If an alternator armature winding be connected in delta, the presence of a third harmonic becomes objectionable, as it gives rise to circulating currents in the winding itself, which increase the heating and lowers the efficiency of the machine.
That the importance of having a good wave form is being realized, is proved by the increasing prevalence in alternator specifications of a clause specifying the maximum divergence allowable from a true sine wave. It is however perhaps not always realized that an alternator which gives a good pressure wave on no load may give a very bad one under certain loads, and the ability of the machine to maintain a good wave form under severe conditions of load is a better criterion of its good design than is the shape of its wave at no load.

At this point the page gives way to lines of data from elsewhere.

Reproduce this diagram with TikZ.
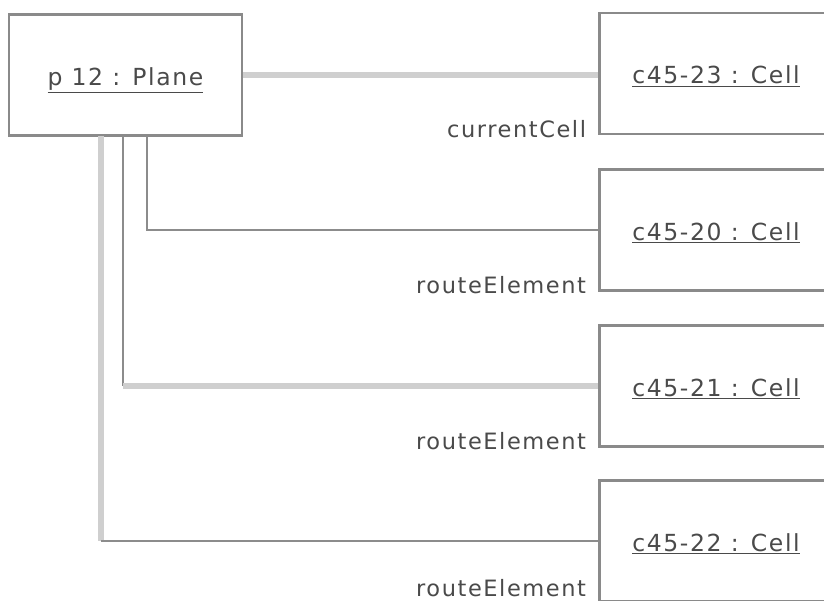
\documentclass[tikz,border=0pt]{standalone}
\usepackage{fontspec}
\setmainfont{DejaVu Sans}[LetterSpace=7]
\usetikzlibrary{calc}
\definecolor{boxgray}{HTML}{8A8A8A}
\definecolor{lightln}{HTML}{CFCFCF}
\definecolor{darkln}{HTML}{8C8C8C}
\definecolor{txtgray}{HTML}{4A4A4A}
\newcommand{\ulname}[1]{\underline{#1}}
\begin{document}
\begin{tikzpicture}[x=1pt,y=-1pt,
  obj/.style={draw=boxgray, line width=2.5pt, minimum width=233pt, minimum height=121pt,
    inner sep=0pt, text=txtgray, text height=21pt, text depth=0pt,
    font=\fontsize{23.5}{27}\selectfont},
  lightline/.style={draw=lightln, line width=5.5pt},
  darkline/.style={draw=darkln, line width=2.5pt},
  lbl/.style={anchor=base east, inner sep=0pt, text=txtgray, font=\fontsize{22.5}{26}\selectfont}]
\useasboundingbox (0,0) rectangle (824,601);
\clip (0,0) rectangle (824,601);
\fill[white] (0,0) rectangle (824,601);
\coordinate (p2) at (147,136);
\coordinate (p3) at (123,136);
\coordinate (p4) at (101,136);
\node[obj] (plane) at (125.5,75) {\ulname{p 12 : Plane}};
\node[obj] (c1) at (716,73.5) {\ulname{c45-23 : Cell}};
\node[obj] (c2) at (716,230) {\ulname{c45-20 : Cell}};
\node[obj] (c3) at (716,386) {\ulname{c45-21 : Cell}};
\node[obj] (c4) at (716,541) {\ulname{c45-22 : Cell}};
\draw[lightline] (plane.east) -- (plane.east -| c1.west);
\draw[darkline] (p2) |- (c2.west);
\draw[darkline] (p3) -- (p3 |- c3.west);
\draw[lightline] (p3 |- c3.west) -- (c3.west);
\draw[lightline] (p4) -- (p4 |- c4.west);
\draw[darkline] (p4 |- c4.west) -- (c4.west);
\node[lbl] (l1) at ($(c1.south west)+(-12,2)$) {currentCell};
\node[lbl] (l2) at ($(c2.south west)+(-12,2)$) {routeElement};
\node[lbl] (l3) at ($(c3.south west)+(-12,2)$) {routeElement};
\node[lbl] (l4) at ($(c4.south west)+(-12,-6.5)$) {routeElement};
\end{tikzpicture}
\end{document}
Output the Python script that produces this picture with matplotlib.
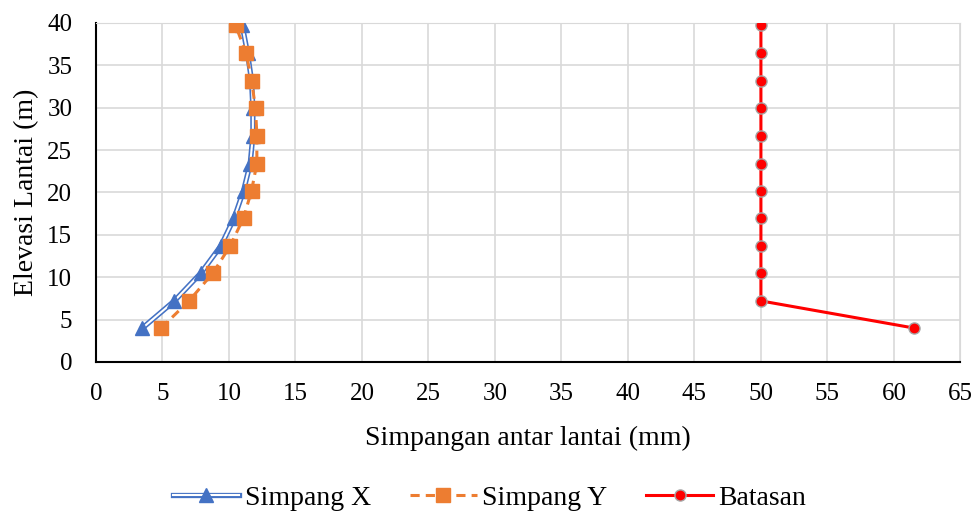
import matplotlib.pyplot as plt
import matplotlib.patheffects as pe

plt.rcParams['font.family'] = ['Liberation Serif', 'DejaVu Serif']

elevasi = [4.0, 7.2, 10.5, 13.7, 17.0, 20.2, 23.4, 26.7, 29.9, 33.2, 36.4, 39.7]
simpang_x = [3.5, 5.9, 7.9, 9.4, 10.4, 11.1, 11.6, 11.8, 11.8, 11.7, 11.4, 11.0]
simpang_y = [4.9, 7.0, 8.8, 10.1, 11.1, 11.7, 12.1, 12.1, 12.0, 11.7, 11.3, 10.5]
batasan = [61.5, 50, 50, 50, 50, 50, 50, 50, 50, 50, 50, 50]

blue = '#4472C4'
orange = '#ED7D31'

fig = plt.figure(figsize=(9.79, 5.2), dpi=100)
ax = fig.add_axes([0.098, 0.304, 0.883, 0.652])

# double line for Simpang X
lx, = ax.plot(simpang_x, elevasi, color=blue, lw=1.2,
              path_effects=[pe.Stroke(linewidth=3.8, foreground=blue),
                            pe.Stroke(linewidth=1.5, foreground='white')],
              zorder=3)
mx, = ax.plot(simpang_x, elevasi, ls='none', marker='^', color=blue,
              markersize=10, zorder=4)
ly, = ax.plot(simpang_y, elevasi, color=orange, lw=2.2, ls=(0, (3, 2)),
              marker='s', markersize=9.5, zorder=5)
lb, = ax.plot(batasan, elevasi, color='#FF0000', lw=2.2, marker='o',
              markersize=8, markeredgecolor='#A6A6A6', markeredgewidth=1,
              zorder=5)

ax.set_xlim(0, 65)
ax.set_ylim(0, 40)
ax.set_xticks(range(0, 66, 5))
ax.set_yticks(range(0, 41, 5))
ax.grid(True, color='#D9D9D9', lw=1.2)
ax.set_axisbelow(True)
for s in ['top', 'right']:
    ax.spines[s].set_color('#D9D9D9')
for s in ['left', 'bottom']:
    ax.spines[s].set_color('black')
    ax.spines[s].set_linewidth(1.5)
ax.tick_params(length=0, labelsize=18)
ax.tick_params(axis='y', pad=17)
ax.tick_params(axis='x', pad=15)
ax.set_xlabel('Simpangan antar lantai (mm)', fontsize=20, labelpad=15)
ax.set_ylabel('Elevasi Lantai (m)', fontsize=20, labelpad=6)

fig.legend([(lx, mx), ly, lb], ['Simpang X', 'Simpang Y', 'Batasan'],
           loc='center', bbox_to_anchor=(0.5, 0.042), ncol=3, frameon=False,
           fontsize=20, handlelength=2.4, columnspacing=1.4, handletextpad=0.2)

fig.savefig('out.png', dpi=100)
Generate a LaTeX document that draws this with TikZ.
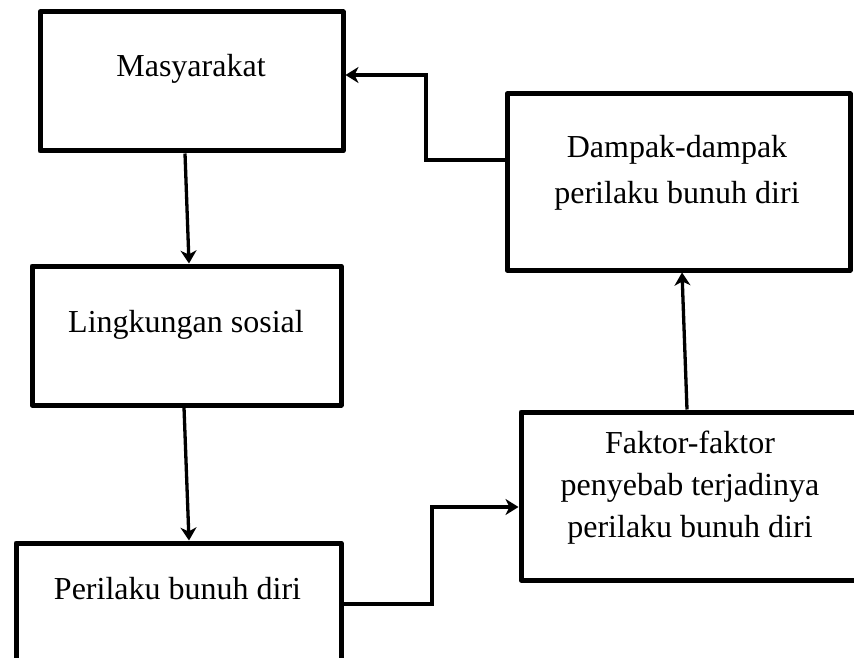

The question of wave form is of special interest to the power station engineer. Upon it depends the answer to the questions: whether he may ground his neutral wires without getting large circulating currents; whether he may safely run any combination of his alternators in parallel; whether the constants of his distributing circuit are of an order liable to cause dangerous voltage surges due to resonance with the harmonics of his pressure wave; what stresses he is getting in his insulation due to voltage surges when switching on or off, etc. It has been shown by Rossler and Welding that the luminous efficiency of the alternating current arc may be 44 per cent. higher with a flat topped than with a peaked pressure wave, while on the other hand it is well known that transformers are more efficient on a peaked wave. Also the accuracy of many alternating current instruments depends upon the wave shape.
In making insulation breakdown tests on cables, insulators, or machinery, large errors may be introduced unless the wave form at the time of the test be known. It is not sufficient even to know that the testing alternator gives a close approximation to a sine wave at no load; since if the capacity current of the apparatus under test be moderately large compared with the full load current of the testing alternator, the charging current taken may be sufficient to distort the wave form considerably, thus giving wrong results to the disadvantage of either the manufacturer or purchaser.